Task statement: Every line of the material is to be quoted verbatim, minus the pictures.

Given information:
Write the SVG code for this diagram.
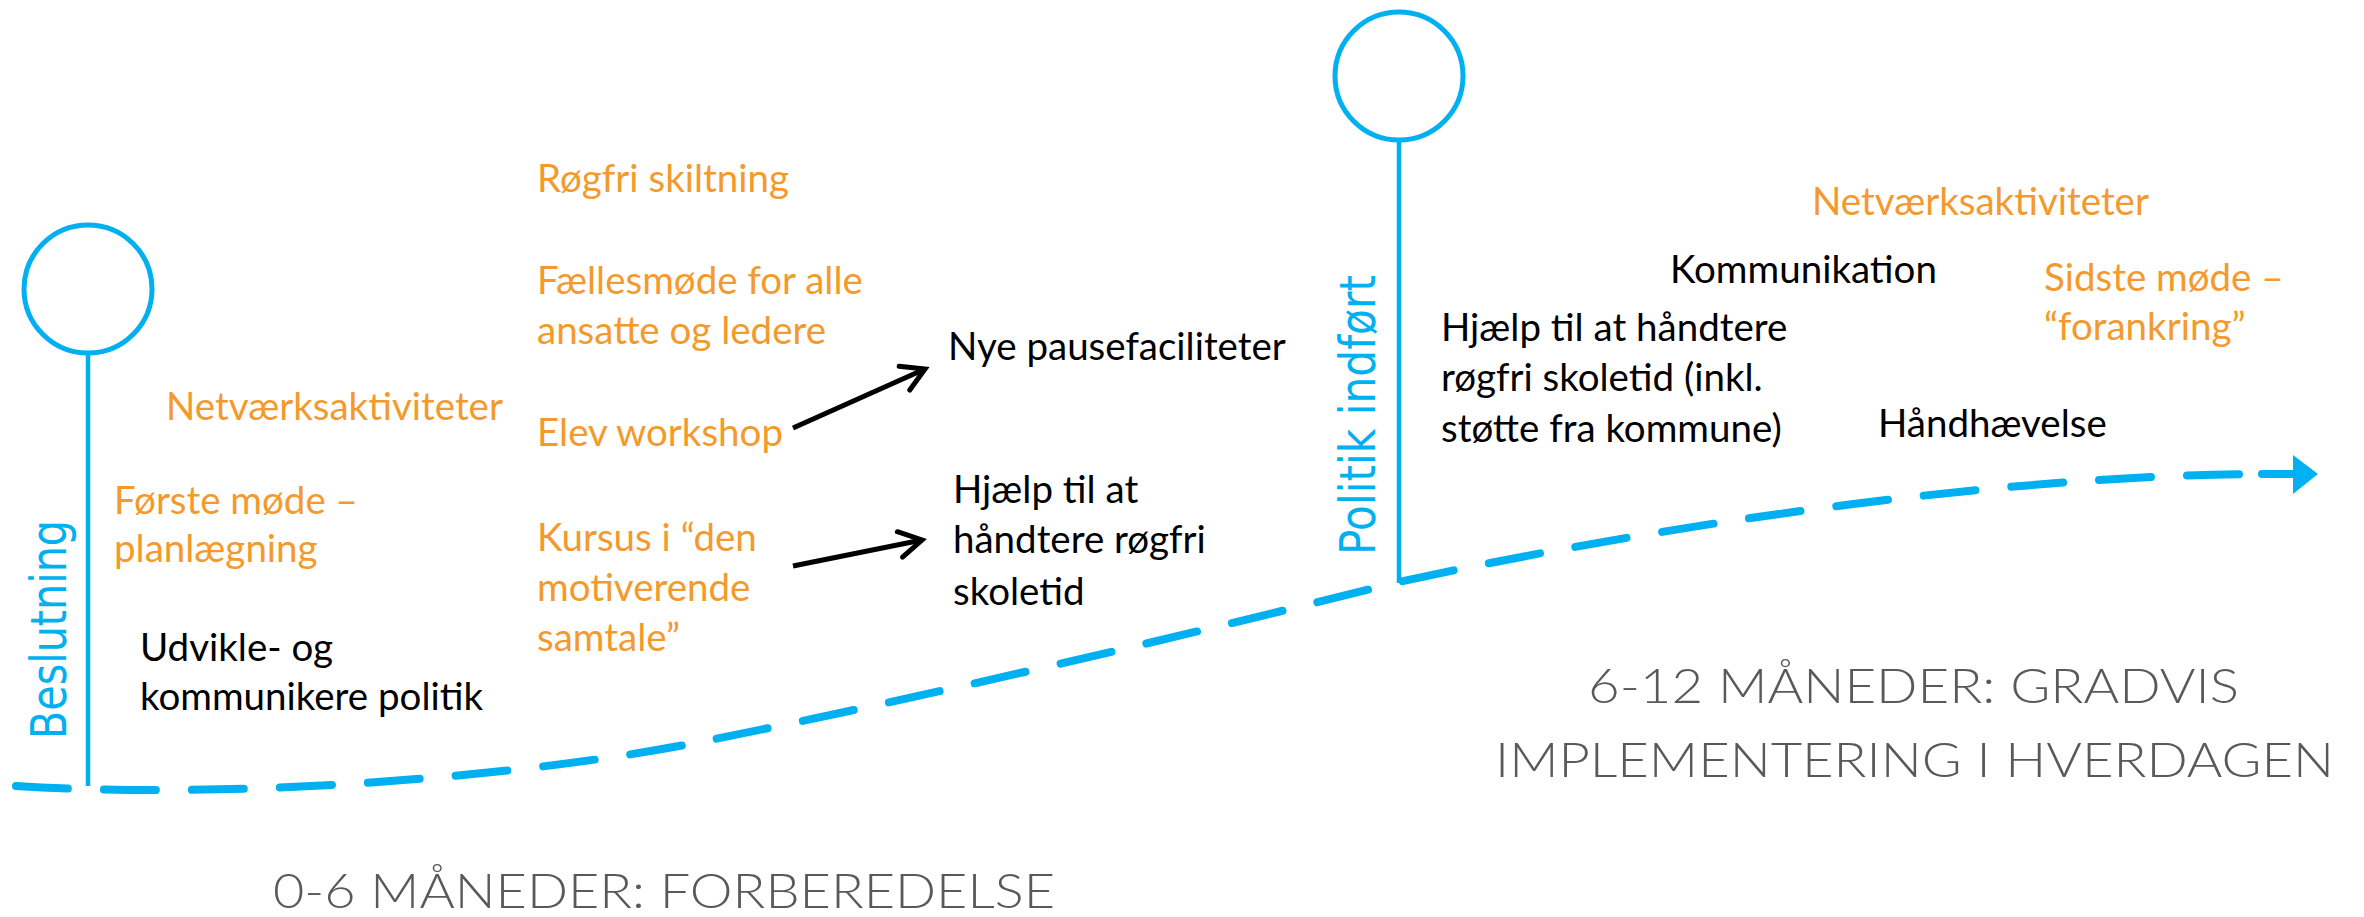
<svg xmlns="http://www.w3.org/2000/svg" width="2364" height="917" viewBox="0 0 2364 917">
<style>
.t{font-family:Lato,"Liberation Sans",sans-serif;font-size:38.5px}
.o{fill:#F49A2C}
.k{fill:#000}
.ring{fill:none;stroke:#00B0F0;stroke-width:5}
.stem{stroke:#00B0F0;stroke-width:4.5;fill:none}
.rot{font-family:"DejaVu Sans","Noto Sans",sans-serif;font-size:49px;fill:#00B0F0}
.ph{font-family:Lato,"Liberation Sans",sans-serif;font-weight:300;font-size:48px;fill:#595959}
.timeline{fill:none;stroke:#00B0F0;stroke-width:8;stroke-linecap:round;stroke-dasharray:52 36}
.arrow{fill:none;stroke:#000;stroke-width:5;marker-end:url(#ah)}
</style>
<defs>
<marker id="ah" markerUnits="userSpaceOnUse" viewBox="-30 -20 40 40" markerWidth="40" markerHeight="40" refX="0" refY="0" orient="auto" overflow="visible">
<path d="M-22.5,-13 L0,0 L-22.5,13" fill="none" stroke="#000" stroke-width="5" stroke-linecap="round" stroke-linejoin="miter"/>
</marker>
</defs>
<rect width="2364" height="917" fill="#fff"/>

<g id="connectors">
<path id="timeline" class="timeline" d="M16,786 C240,800 530,776 700,742 C930,696 1170,639 1399,582 C1650,527 2000,474 2268,474"/>
<g id="timeline-head">
<line x1="2262" y1="474" x2="2296" y2="474" stroke="#00B0F0" stroke-width="8" stroke-linecap="round"/>
<polygon points="2293,455 2318,474 2293,494" fill="#00B0F0"/>
</g>
<line id="arrow-workshop" class="arrow" x1="793" y1="428" x2="925" y2="369"/>
<line id="arrow-kursus" class="arrow" x1="793" y1="566" x2="922" y2="540"/>
</g>

<g id="milestone-beslutning">
<circle class="ring" cx="88" cy="289" r="64"/>
<line class="stem" x1="88" y1="353" x2="88" y2="786"/>
<text class="rot" transform="translate(66,739) rotate(-90)" textLength="219" lengthAdjust="spacingAndGlyphs">Beslutning</text>
</g>

<g id="milestone-politik">
<circle class="ring" cx="1399" cy="76" r="64"/>
<line class="stem" x1="1399" y1="140" x2="1399" y2="583"/>
<text class="rot" transform="translate(1375,555) rotate(-90)" textLength="280" lengthAdjust="spacingAndGlyphs">Politik indført</text>
</g>

<g id="netvaerk-1"><text class="t o" x="166" y="420">Netværksaktiviteter</text></g>
<g id="forste-mode"><text class="t o" x="114" y="514">Første møde –</text><text class="t o" x="114" y="562">planlægning</text></g>
<g id="udvikle"><text class="t k" x="140" y="661">Udvikle- og</text><text class="t k" x="140" y="710">kommunikere politik</text></g>

<g id="rogfri-skiltning"><text class="t o" x="537" y="192">Røgfri skiltning</text></g>
<g id="faellesmode"><text class="t o" x="537" y="294">Fællesmøde for alle</text><text class="t o" x="537" y="344">ansatte og ledere</text></g>
<g id="elev-workshop"><text class="t o" x="537" y="446">Elev workshop</text></g>
<g id="kursus"><text class="t o" x="537" y="551">Kursus i “den</text><text class="t o" x="537" y="601">motiverende</text><text class="t o" x="537" y="651">samtale”</text></g>

<g id="nye-pause"><text class="t k" x="948" y="360">Nye pausefaciliteter</text></g>
<g id="hjaelp-1"><text class="t k" x="953" y="503">Hjælp til at</text><text class="t k" x="953" y="553">håndtere røgfri</text><text class="t k" x="953" y="605">skoletid</text></g>

<g id="hjaelp-2"><text class="t k" x="1441" y="341">Hjælp til at håndtere</text><text class="t k" x="1441" y="391">røgfri skoletid (inkl.</text><text class="t k" x="1441" y="442">støtte fra kommune)</text></g>
<g id="kommunikation"><text class="t k" x="1670" y="283">Kommunikation</text></g>
<g id="netvaerk-2"><text class="t o" x="1812" y="215">Netværksaktiviteter</text></g>
<g id="sidste-mode"><text class="t o" x="2044" y="291">Sidste møde –</text><text class="t o" x="2044" y="340">“forankring”</text></g>
<g id="handhaevelse"><text class="t k" x="1878" y="437">Håndhævelse</text></g>

<g id="phase-1"><text class="ph" x="273" y="908" textLength="782" lengthAdjust="spacingAndGlyphs">0-6 MÅNEDER: FORBEREDELSE</text></g>
<g id="phase-2"><text class="ph" x="1588" y="703" textLength="651" lengthAdjust="spacingAndGlyphs">6-12 MÅNEDER: GRADVIS</text><text class="ph" x="1495" y="777" textLength="839" lengthAdjust="spacingAndGlyphs">IMPLEMENTERING I HVERDAGEN</text></g>
</svg>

Completed exercise:
Write the SVG code for this diagram.
<svg xmlns="http://www.w3.org/2000/svg" width="2364" height="917" viewBox="0 0 2364 917">
<style>
.t{font-family:Lato,"Liberation Sans",sans-serif;font-size:38.5px}
.o{fill:#F49A2C}
.k{fill:#000}
.ring{fill:none;stroke:#00B0F0;stroke-width:5}
.stem{stroke:#00B0F0;stroke-width:4.5;fill:none}
.rot{font-family:"DejaVu Sans","Noto Sans",sans-serif;font-size:49px;fill:#00B0F0}
.ph{font-family:Lato,"Liberation Sans",sans-serif;font-weight:300;font-size:48px;fill:#595959}
.timeline{fill:none;stroke:#00B0F0;stroke-width:8;stroke-linecap:round;stroke-dasharray:52 36}
.arrow{fill:none;stroke:#000;stroke-width:5;marker-end:url(#ah)}
</style>
<defs>
<marker id="ah" markerUnits="userSpaceOnUse" viewBox="-30 -20 40 40" markerWidth="40" markerHeight="40" refX="0" refY="0" orient="auto" overflow="visible">
<path d="M-22.5,-13 L0,0 L-22.5,13" fill="none" stroke="#000" stroke-width="5" stroke-linecap="round" stroke-linejoin="miter"/>
</marker>
</defs>
<rect width="2364" height="917" fill="#fff"/>

<g id="connectors">
<path id="timeline" class="timeline" d="M16,786 C240,800 530,776 700,742 C930,696 1170,639 1399,582 C1650,527 2000,474 2268,474"/>
<g id="timeline-head">
<line x1="2262" y1="474" x2="2296" y2="474" stroke="#00B0F0" stroke-width="8" stroke-linecap="round"/>
<polygon points="2293,455 2318,474 2293,494" fill="#00B0F0"/>
</g>
<line id="arrow-workshop" class="arrow" x1="793" y1="428" x2="925" y2="369"/>
<line id="arrow-kursus" class="arrow" x1="793" y1="566" x2="922" y2="540"/>
</g>

<g id="milestone-beslutning">
<circle class="ring" cx="88" cy="289" r="64"/>
<line class="stem" x1="88" y1="353" x2="88" y2="786"/>
<text class="rot" transform="translate(66,739) rotate(-90)" textLength="219" lengthAdjust="spacingAndGlyphs">Beslutning</text>
</g>

<g id="milestone-politik">
<circle class="ring" cx="1399" cy="76" r="64"/>
<line class="stem" x1="1399" y1="140" x2="1399" y2="583"/>
<text class="rot" transform="translate(1375,555) rotate(-90)" textLength="280" lengthAdjust="spacingAndGlyphs">Politik indført</text>
</g>

<g id="netvaerk-1"><text class="t o" x="166" y="420">Netværksaktiviteter</text></g>
<g id="forste-mode"><text class="t o" x="114" y="514">Første møde –</text><text class="t o" x="114" y="562">planlægning</text></g>
<g id="udvikle"><text class="t k" x="140" y="661">Udvikle- og</text><text class="t k" x="140" y="710">kommunikere politik</text></g>

<g id="rogfri-skiltning"><text class="t o" x="537" y="192">Røgfri skiltning</text></g>
<g id="faellesmode"><text class="t o" x="537" y="294">Fællesmøde for alle</text><text class="t o" x="537" y="344">ansatte og ledere</text></g>
<g id="elev-workshop"><text class="t o" x="537" y="446">Elev workshop</text></g>
<g id="kursus"><text class="t o" x="537" y="551">Kursus i “den</text><text class="t o" x="537" y="601">motiverende</text><text class="t o" x="537" y="651">samtale”</text></g>

<g id="nye-pause"><text class="t k" x="948" y="360">Nye pausefaciliteter</text></g>
<g id="hjaelp-1"><text class="t k" x="953" y="503">Hjælp til at</text><text class="t k" x="953" y="553">håndtere røgfri</text><text class="t k" x="953" y="605">skoletid</text></g>

<g id="hjaelp-2"><text class="t k" x="1441" y="341">Hjælp til at håndtere</text><text class="t k" x="1441" y="391">røgfri skoletid (inkl.</text><text class="t k" x="1441" y="442">støtte fra kommune)</text></g>
<g id="kommunikation"><text class="t k" x="1670" y="283">Kommunikation</text></g>
<g id="netvaerk-2"><text class="t o" x="1812" y="215">Netværksaktiviteter</text></g>
<g id="sidste-mode"><text class="t o" x="2044" y="291">Sidste møde –</text><text class="t o" x="2044" y="340">“forankring”</text></g>
<g id="handhaevelse"><text class="t k" x="1878" y="437">Håndhævelse</text></g>

<g id="phase-1"><text class="ph" x="273" y="908" textLength="782" lengthAdjust="spacingAndGlyphs">0-6 MÅNEDER: FORBEREDELSE</text></g>
<g id="phase-2"><text class="ph" x="1588" y="703" textLength="651" lengthAdjust="spacingAndGlyphs">6-12 MÅNEDER: GRADVIS</text><text class="ph" x="1495" y="777" textLength="839" lengthAdjust="spacingAndGlyphs">IMPLEMENTERING I HVERDAGEN</text></g>
</svg>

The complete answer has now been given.